• **Task directions**:
Give again, word for word, the lines below that run from the line with "Generate a web" through the line with "const yStep = 200;". Drop the pictures.

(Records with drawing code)
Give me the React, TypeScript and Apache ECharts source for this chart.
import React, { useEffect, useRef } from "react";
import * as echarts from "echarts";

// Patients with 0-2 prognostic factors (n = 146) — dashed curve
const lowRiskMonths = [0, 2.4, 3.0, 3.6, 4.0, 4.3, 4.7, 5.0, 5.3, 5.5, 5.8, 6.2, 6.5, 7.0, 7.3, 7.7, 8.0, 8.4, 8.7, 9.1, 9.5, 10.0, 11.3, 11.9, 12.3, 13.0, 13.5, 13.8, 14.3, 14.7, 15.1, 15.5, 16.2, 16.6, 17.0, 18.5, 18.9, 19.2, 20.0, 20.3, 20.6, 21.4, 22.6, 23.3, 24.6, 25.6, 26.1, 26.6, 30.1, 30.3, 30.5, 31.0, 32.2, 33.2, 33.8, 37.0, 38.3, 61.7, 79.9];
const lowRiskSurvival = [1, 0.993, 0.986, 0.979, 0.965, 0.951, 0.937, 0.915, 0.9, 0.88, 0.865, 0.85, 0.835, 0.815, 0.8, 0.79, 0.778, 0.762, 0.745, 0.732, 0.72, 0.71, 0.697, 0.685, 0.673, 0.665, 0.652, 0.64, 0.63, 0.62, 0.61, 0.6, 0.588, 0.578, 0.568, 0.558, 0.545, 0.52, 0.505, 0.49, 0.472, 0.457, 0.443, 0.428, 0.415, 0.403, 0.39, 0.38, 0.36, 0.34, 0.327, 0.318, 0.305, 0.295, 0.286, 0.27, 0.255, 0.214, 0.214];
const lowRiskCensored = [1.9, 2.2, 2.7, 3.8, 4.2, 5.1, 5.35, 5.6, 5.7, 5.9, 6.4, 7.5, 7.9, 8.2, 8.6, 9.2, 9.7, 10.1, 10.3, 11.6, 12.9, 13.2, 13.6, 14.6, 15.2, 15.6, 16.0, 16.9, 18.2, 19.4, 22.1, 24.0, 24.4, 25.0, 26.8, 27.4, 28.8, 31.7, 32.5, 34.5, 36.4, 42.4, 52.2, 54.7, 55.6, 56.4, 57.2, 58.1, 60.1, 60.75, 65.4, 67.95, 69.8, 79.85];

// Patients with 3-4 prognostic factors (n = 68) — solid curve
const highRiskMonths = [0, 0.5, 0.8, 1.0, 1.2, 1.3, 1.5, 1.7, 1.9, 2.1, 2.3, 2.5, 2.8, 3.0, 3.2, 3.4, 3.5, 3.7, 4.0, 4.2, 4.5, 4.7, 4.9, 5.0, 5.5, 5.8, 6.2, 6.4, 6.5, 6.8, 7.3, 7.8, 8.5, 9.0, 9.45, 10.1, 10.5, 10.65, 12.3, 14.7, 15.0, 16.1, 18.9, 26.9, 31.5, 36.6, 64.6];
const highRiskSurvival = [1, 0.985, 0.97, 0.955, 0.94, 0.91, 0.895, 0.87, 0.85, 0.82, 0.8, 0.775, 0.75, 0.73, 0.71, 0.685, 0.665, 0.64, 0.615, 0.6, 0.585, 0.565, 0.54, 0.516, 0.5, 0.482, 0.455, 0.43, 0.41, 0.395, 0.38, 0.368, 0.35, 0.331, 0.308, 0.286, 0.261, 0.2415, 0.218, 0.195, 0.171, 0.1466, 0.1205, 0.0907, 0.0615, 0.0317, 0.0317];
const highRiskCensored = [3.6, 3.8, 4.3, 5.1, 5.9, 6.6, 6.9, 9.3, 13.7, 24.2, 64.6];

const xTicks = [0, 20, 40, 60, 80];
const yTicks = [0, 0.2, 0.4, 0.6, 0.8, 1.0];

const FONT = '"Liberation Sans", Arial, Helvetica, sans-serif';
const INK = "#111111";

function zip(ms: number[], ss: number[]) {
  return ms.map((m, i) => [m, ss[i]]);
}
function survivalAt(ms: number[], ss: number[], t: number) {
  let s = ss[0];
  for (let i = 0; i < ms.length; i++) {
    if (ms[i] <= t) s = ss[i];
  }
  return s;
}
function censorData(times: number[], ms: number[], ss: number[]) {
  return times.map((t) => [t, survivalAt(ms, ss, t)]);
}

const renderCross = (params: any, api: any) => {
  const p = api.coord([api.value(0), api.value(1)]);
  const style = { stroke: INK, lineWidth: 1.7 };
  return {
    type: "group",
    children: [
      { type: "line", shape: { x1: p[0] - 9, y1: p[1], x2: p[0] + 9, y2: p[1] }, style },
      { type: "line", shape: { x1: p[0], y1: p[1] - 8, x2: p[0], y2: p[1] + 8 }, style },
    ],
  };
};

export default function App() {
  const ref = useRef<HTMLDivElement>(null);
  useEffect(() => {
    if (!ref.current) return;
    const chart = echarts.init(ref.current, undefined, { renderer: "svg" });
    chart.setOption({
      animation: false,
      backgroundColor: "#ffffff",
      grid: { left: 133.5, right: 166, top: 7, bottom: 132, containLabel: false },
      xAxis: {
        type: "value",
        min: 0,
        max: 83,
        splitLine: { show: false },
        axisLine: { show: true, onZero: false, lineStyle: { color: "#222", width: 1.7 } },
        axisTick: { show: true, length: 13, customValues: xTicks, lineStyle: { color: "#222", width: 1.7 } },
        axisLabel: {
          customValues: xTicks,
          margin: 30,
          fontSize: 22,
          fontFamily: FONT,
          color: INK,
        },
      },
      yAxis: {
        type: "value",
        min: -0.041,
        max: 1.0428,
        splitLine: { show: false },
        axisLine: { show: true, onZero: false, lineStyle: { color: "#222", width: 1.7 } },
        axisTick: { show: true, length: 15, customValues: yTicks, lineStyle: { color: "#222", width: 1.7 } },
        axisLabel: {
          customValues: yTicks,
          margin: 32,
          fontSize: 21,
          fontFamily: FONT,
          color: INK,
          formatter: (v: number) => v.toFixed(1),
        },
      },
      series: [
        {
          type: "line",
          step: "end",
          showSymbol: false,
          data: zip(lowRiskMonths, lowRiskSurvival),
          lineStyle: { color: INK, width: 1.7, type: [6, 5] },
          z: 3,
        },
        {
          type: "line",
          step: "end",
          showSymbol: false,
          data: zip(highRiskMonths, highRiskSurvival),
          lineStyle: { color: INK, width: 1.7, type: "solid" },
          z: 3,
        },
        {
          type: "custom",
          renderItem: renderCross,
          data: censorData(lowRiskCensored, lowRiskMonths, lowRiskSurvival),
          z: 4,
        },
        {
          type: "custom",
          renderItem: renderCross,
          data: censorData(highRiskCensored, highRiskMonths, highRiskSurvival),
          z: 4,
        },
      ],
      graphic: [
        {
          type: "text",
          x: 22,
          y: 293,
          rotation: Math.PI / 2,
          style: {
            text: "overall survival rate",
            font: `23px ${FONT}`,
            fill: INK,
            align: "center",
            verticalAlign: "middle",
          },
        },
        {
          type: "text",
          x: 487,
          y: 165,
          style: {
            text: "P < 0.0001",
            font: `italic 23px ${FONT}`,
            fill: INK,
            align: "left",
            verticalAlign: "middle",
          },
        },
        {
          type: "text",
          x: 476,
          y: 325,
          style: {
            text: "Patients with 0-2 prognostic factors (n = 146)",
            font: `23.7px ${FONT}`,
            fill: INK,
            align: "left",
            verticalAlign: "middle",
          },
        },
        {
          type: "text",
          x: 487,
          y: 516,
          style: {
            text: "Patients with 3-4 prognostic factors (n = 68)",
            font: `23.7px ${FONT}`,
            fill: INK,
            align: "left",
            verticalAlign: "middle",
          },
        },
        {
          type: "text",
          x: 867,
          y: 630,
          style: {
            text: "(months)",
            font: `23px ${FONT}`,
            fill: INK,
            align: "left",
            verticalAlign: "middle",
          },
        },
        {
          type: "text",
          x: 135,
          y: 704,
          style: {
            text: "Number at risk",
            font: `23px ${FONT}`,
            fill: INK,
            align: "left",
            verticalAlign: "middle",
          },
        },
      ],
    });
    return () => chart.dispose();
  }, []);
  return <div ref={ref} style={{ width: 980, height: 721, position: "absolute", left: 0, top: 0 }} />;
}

---

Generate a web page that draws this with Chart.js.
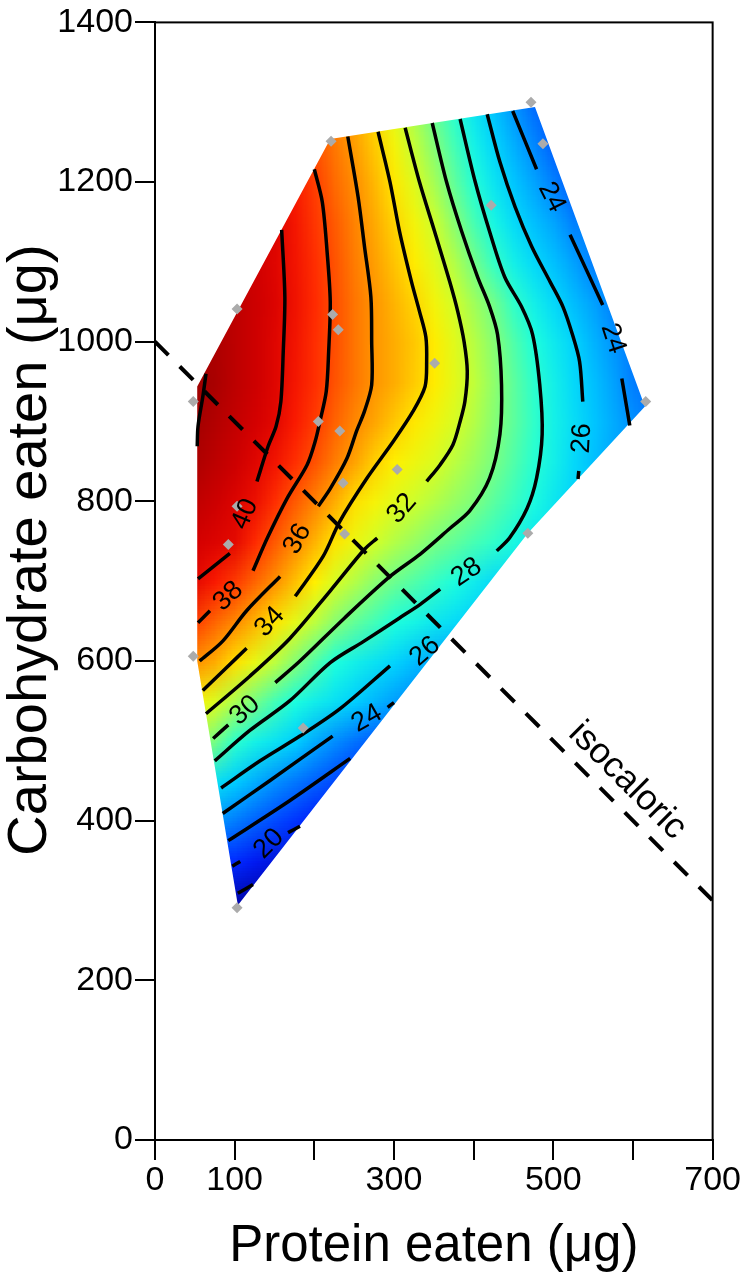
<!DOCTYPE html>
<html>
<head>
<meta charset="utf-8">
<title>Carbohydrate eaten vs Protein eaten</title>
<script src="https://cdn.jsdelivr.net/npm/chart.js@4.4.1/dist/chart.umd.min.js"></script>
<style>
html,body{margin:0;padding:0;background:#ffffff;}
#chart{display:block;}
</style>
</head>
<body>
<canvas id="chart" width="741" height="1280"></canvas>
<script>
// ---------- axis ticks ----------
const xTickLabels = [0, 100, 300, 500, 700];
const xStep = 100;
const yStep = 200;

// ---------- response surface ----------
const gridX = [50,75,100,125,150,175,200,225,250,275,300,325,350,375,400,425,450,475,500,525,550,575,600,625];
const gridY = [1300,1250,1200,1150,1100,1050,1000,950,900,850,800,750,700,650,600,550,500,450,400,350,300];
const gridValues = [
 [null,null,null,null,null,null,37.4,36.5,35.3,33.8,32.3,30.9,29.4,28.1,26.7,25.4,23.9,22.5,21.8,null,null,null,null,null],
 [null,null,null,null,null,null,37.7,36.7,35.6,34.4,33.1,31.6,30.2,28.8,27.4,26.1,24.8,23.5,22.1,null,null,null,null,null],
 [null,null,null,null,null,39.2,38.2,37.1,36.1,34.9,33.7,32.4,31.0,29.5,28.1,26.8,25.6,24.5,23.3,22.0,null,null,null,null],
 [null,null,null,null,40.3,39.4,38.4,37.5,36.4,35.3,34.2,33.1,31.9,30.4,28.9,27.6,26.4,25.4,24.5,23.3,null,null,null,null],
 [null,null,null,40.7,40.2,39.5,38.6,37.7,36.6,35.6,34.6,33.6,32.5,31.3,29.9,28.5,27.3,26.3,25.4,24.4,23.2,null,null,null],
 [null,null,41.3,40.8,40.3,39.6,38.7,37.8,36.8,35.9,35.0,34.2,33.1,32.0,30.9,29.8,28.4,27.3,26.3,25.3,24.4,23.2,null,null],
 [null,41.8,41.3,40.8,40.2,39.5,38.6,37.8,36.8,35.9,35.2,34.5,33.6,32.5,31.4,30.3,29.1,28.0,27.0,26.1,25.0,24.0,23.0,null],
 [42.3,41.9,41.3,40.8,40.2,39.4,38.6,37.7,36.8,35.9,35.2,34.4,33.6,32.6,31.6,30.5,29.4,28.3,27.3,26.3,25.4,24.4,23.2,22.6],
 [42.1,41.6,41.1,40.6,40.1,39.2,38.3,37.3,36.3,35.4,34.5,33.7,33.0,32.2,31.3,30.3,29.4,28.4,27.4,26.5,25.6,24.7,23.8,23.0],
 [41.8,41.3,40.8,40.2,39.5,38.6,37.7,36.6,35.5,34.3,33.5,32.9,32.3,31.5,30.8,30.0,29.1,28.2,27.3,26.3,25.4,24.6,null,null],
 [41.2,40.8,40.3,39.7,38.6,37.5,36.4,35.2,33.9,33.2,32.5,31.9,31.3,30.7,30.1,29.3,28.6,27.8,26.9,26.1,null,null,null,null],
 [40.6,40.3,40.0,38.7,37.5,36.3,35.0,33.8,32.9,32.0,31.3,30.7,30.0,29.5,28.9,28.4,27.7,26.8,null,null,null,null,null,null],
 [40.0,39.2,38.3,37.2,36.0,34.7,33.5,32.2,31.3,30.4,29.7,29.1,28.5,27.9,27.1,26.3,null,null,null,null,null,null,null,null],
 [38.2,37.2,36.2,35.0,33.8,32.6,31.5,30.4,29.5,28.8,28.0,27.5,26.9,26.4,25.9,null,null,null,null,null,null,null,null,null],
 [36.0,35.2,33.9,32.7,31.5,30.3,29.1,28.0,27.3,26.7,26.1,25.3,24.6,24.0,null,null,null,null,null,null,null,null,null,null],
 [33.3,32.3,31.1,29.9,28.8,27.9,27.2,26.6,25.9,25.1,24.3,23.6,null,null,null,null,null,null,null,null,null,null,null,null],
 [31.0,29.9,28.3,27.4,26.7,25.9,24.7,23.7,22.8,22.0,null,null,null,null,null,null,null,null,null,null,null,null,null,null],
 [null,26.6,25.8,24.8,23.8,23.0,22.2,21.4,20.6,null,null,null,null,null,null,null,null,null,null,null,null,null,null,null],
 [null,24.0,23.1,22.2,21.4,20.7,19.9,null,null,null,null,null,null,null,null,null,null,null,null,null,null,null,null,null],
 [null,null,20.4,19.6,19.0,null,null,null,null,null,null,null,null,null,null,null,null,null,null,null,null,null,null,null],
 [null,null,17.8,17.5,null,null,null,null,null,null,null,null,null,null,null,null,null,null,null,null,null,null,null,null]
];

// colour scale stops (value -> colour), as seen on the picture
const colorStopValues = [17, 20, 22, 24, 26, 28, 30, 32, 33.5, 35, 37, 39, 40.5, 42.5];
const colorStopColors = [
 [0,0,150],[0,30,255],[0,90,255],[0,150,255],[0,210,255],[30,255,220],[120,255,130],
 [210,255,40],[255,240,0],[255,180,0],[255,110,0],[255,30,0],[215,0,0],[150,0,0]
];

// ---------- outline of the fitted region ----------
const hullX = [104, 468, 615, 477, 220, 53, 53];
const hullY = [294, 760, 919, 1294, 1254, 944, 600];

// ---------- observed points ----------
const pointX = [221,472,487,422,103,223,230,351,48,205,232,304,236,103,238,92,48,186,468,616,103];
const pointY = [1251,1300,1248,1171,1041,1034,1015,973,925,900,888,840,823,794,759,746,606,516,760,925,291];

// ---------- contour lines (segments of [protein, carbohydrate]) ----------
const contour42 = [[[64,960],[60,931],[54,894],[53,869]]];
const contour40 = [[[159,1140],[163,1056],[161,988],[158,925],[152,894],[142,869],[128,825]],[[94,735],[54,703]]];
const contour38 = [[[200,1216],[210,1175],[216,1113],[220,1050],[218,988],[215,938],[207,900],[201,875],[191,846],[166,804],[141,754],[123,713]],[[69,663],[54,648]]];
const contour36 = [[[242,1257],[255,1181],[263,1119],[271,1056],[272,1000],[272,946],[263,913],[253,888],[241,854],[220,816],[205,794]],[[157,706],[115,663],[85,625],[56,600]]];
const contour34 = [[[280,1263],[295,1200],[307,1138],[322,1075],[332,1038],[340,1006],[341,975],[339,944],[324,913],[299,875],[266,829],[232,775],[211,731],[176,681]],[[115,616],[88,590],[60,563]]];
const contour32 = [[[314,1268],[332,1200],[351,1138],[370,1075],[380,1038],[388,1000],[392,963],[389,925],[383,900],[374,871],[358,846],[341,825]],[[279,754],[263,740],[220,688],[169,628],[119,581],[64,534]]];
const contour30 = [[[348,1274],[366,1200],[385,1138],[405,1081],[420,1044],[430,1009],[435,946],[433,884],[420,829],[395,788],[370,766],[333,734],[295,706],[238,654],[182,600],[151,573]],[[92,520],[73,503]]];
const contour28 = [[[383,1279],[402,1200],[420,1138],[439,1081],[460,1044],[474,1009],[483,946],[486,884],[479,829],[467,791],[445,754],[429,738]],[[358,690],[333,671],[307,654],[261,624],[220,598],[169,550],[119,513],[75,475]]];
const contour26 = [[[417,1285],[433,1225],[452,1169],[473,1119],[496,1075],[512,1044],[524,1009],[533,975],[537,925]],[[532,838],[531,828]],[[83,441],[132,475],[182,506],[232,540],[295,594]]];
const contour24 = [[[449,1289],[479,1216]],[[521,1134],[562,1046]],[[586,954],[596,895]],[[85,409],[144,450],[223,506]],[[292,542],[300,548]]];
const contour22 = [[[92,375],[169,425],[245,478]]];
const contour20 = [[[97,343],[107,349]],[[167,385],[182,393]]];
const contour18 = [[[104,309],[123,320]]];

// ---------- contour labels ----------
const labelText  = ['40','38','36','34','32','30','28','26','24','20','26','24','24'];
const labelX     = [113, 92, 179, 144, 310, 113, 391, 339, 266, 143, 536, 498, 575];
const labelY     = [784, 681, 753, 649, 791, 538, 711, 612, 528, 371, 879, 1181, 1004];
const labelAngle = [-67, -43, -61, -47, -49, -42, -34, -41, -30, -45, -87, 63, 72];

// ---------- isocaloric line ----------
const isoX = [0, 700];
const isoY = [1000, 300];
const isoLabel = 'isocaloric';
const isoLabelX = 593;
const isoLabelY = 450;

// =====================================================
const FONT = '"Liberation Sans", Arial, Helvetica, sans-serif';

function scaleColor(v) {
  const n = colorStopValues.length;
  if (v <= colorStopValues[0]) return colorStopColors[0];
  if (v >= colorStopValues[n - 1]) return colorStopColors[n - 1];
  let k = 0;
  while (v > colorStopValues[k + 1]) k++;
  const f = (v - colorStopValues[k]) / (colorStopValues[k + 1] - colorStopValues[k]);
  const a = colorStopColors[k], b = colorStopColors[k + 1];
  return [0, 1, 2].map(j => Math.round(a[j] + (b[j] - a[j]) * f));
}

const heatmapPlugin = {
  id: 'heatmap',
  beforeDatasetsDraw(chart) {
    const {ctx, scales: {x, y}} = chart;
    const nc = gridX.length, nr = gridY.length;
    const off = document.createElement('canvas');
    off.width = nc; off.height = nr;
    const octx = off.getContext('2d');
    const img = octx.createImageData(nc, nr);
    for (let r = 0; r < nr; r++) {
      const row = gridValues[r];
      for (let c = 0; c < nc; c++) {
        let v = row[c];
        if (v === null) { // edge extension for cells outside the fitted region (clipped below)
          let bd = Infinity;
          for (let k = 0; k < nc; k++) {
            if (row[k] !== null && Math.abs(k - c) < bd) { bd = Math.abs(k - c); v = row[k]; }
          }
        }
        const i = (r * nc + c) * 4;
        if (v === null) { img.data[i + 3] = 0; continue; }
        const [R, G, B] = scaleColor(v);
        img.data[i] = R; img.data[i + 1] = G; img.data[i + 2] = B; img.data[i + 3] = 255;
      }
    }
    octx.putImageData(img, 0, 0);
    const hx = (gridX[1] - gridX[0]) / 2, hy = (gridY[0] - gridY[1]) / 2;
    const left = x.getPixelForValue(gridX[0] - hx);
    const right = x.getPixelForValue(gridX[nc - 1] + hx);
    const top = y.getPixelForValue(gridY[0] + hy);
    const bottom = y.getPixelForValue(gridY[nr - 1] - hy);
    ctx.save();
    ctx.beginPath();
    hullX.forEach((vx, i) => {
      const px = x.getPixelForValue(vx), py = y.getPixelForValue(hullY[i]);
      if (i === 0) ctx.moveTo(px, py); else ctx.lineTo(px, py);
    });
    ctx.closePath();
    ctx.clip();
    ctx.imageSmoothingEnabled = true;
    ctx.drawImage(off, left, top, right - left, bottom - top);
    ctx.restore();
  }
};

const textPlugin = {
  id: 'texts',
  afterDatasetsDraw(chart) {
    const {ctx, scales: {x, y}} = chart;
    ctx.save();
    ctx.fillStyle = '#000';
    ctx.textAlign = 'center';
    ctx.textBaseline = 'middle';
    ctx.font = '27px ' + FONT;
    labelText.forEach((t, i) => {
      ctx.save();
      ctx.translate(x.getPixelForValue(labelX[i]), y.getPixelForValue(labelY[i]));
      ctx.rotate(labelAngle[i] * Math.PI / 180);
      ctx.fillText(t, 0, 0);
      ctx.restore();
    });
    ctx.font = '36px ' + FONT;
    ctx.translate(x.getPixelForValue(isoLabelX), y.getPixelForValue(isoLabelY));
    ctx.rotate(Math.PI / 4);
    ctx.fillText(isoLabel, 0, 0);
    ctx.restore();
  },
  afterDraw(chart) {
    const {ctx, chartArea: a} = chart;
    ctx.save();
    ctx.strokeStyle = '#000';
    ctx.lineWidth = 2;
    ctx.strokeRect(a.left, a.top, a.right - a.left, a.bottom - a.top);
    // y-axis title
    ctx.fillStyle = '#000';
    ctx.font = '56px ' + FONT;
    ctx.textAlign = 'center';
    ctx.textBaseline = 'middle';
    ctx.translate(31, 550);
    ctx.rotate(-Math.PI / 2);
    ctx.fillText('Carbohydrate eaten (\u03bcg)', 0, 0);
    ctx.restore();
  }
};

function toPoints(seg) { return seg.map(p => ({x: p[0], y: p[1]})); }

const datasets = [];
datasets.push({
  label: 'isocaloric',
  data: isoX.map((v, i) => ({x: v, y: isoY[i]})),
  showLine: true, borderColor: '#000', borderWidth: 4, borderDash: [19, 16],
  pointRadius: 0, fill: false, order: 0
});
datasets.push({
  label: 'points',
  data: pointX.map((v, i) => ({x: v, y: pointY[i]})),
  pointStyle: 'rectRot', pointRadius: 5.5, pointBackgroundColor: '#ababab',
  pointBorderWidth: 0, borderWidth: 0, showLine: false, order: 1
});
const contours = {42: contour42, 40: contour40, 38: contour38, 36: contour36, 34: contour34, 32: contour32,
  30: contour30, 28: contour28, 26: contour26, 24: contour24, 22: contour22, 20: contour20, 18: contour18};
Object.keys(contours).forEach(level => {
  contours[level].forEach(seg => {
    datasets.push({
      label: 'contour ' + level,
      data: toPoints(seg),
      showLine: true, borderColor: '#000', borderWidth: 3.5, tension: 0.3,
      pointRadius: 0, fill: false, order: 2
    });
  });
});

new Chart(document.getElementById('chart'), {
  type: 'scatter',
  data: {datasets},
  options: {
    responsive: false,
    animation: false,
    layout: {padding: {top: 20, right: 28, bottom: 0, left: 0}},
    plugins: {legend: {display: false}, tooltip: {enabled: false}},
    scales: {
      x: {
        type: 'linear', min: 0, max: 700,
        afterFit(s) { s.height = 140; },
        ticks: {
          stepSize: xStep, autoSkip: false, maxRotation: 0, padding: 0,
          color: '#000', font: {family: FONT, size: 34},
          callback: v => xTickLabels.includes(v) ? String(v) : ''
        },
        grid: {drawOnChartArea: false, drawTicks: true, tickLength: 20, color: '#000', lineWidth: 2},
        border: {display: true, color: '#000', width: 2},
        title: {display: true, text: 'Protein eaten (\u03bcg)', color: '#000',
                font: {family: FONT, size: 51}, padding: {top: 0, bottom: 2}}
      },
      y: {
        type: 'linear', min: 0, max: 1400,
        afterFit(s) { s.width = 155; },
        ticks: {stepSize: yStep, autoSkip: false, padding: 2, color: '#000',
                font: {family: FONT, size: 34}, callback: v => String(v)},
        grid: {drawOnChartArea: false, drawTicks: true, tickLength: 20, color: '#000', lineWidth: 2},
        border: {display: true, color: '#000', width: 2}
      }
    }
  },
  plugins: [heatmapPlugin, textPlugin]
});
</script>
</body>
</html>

• **Final result**:
Generate a web page that draws this with Chart.js.
<!DOCTYPE html>
<html>
<head>
<meta charset="utf-8">
<title>Carbohydrate eaten vs Protein eaten</title>
<script src="https://cdn.jsdelivr.net/npm/chart.js@4.4.1/dist/chart.umd.min.js"></script>
<style>
html,body{margin:0;padding:0;background:#ffffff;}
#chart{display:block;}
</style>
</head>
<body>
<canvas id="chart" width="741" height="1280"></canvas>
<script>
// ---------- axis ticks ----------
const xTickLabels = [0, 100, 300, 500, 700];
const xStep = 100;
const yStep = 200;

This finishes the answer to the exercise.